Not all ‘john schools’ are alike
“John schools” — diversion programs that seek to reduce prostitution rates by educating sex customers about the negative effects of their actions — typically follow the model set by San Francisco’s First Offender Prostitution Program. However, as the program spreads to new communities, it is implemented in different ways.
San Francisco’s First Offender Prostitution Program has been replicated or adapted in about 40 other cities over the past decade, including Seattle and Norfolk, Va.

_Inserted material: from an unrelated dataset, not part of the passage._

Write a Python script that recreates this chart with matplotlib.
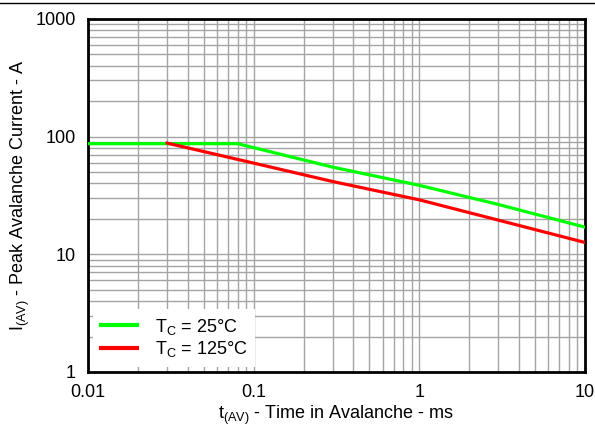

Participants in the three-month-old Seattle program are educated on the city’s prostitution laws and the legal ramifications of an arrest, the health consequences of becoming infected with sexually transmitted diseases, the risks and effects of prostitution on sex worker’s lives, neighborhood impacts, pimp trafficking, and resources for those with sexual addictions. Like the San Francisco program, the fees charged to Seattle johns pay for the cost of running the school. Seattle johns pay $150 for the class and another $1,000 that goes into a sex industry victim’s fund, putting the program at the top of the scale for fees charged to john school participants, which range from $0 to $1,000.
The high fees serve as a deterrent to recidivism, says Terri Kimball, division director of domestic violence and sexual assault prevention in Seattle’s Human Services Department. “[The program participants] get smacked hard [financially],” she says. Despite the costs, however, Kimball says most opt for the school because it erases a criminal charge from their records.
That is not the case in the Norfolk program, however. Maj. Mike O’Toole, chief officer of community corrections for the Norfolk Sheriff’s Office, says Norfolk’s john school enrollees receive suspended jail sentences, but their records are not expunged. “A lot of the program is educating [johns] that this is not a victimless crime. It’s a property values issue. It’s a quality of life issue,” O’Toole says.
Norfolk enrollees also are required to put in a full day of community service, often picking up trash and used condoms from the neighborhoods in which they were arrested. “It’s a shock type of treatment. You’ve got to get them to care or at least think about what they are doing,” O’Toole says.